The present invention relates to a color cathode ray tube having a magnetism shield, and more particularly, to a color cathode ray tube having a magnetism shield, which is capable of protecting the inside of the color cathode ray tube from an environmental magnetic field.
Generally speaking, in a conventional color cathode ray tube, red, green and blue phosphors are rendered luminescent by a video signal in order to realize a color image. As shown in FIG. 1, such a conventional color cathode ray tube is made in the outer form of a bulb in which a panel 1 and funnel 9 are integrally formed.

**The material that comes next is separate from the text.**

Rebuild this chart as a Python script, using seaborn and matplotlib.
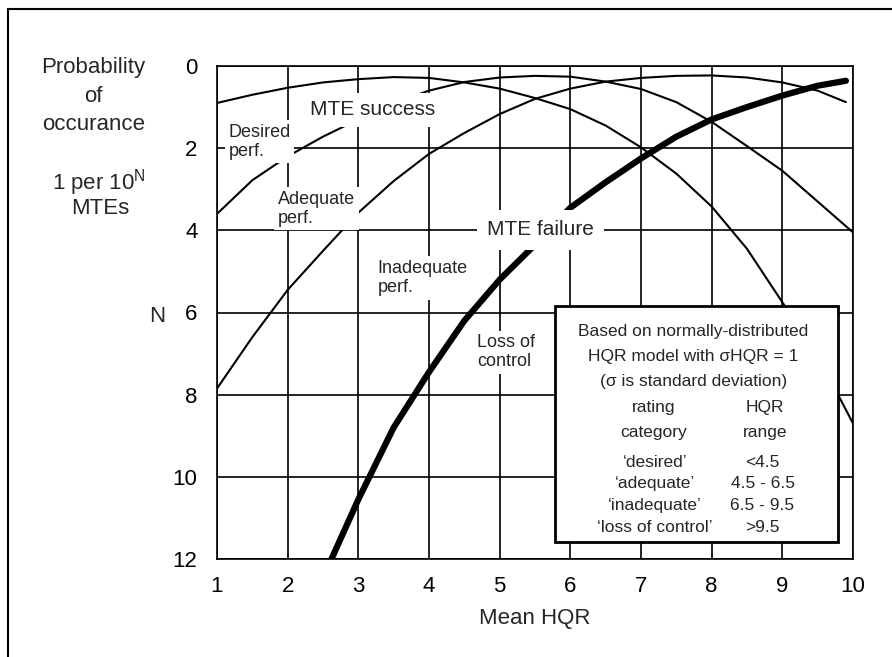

Inside a neck 10 placed at the rear of funnel 9 is provided an electron gun 11 for emitting red, green and blue electron beams 7. In panel 1, a mask frame 4 is supported by a plurality of support springs (not shown). On the panel side of mask frame 4, a shadow mask 3 is fixed to selectively pass the electron beams emitted from the electron gun. On the funnel side of mask frame 4, an inner shield 5 is secured to prevent the electron beams emitted from the electron gun from being distorted due to a terrestrial magnetic field or a leakage magnetic field. A phosphorous surface 2 coated with phosphors is formed on the inner surface of panel 1 so that the electron beams passing through shadow mask 3 collide with the phosphorous surface to form an image. The phosphorous surface 2 is divided into a pixel portion of red, green and blue phosphors for realizing red, green and blue color information, and a black matrix of graphite for shielding light between pixels.
In such a conventional color cathode ray tube, an environmental magnetic field caused due to the difference of a terrestrial magnetic field or due to sources of creating an abnormal magnetic field inside or outside a television or monitor, alters the path movement of the electron beams that extremely affecting color purity, convergence, raster displacement, and the like. For this reason, a shield mechanism made of ferromagnetic substance, such as shadow mask 3, mask frame 4 and inner shield 5, is incorporated in the form of a magnetic closed loop X in the conventional color cathode ray tube, as shown in FIG. 2.
FIG. 2 is intended to explain the magnetism shielding function of such a magnetic closed loop. According to this drawing, environmental magnetic field Y like the terrestrial magnetic field entering magnetic closed loop X is shielded by the magnetic closed loop X so that the inside of the magnetic closed loop X becomes a non-magnetic field area.
However, according to the environmental magnetic closed loop X of the conventional color cathode ray tube, only the area surrounding the shadow mask 3, mask frame 4 and inner shield 5, becomes the magnetic shield area not the overall inside area of the conventional color cathode ray tube. Until electron beams 7 deviate from the magnetic closed loop X and then reach phosphorous surface 2 from shadow mask 3, the path movement of the electron beams is distorted due to the environmental magnetic field, thus, deteriorating quality such as color purity, as described above. Especially, the magnetic closed loop of the conventional cathode ray tube cannot exhibit the shielding function against the environmental magnetic field coming externally from the phosphorous surface 2.
If the distance between the shadow mask and the phosphorous surface is small, no problems will exist. However, in a color cathode ray tube using a shadow mask, the distance of about 10 mm is required in the operation configuration so that the space between shadow mask 3 and phosphorous surface 2 is unable to escape from the effect of the outer environmental magnetic field.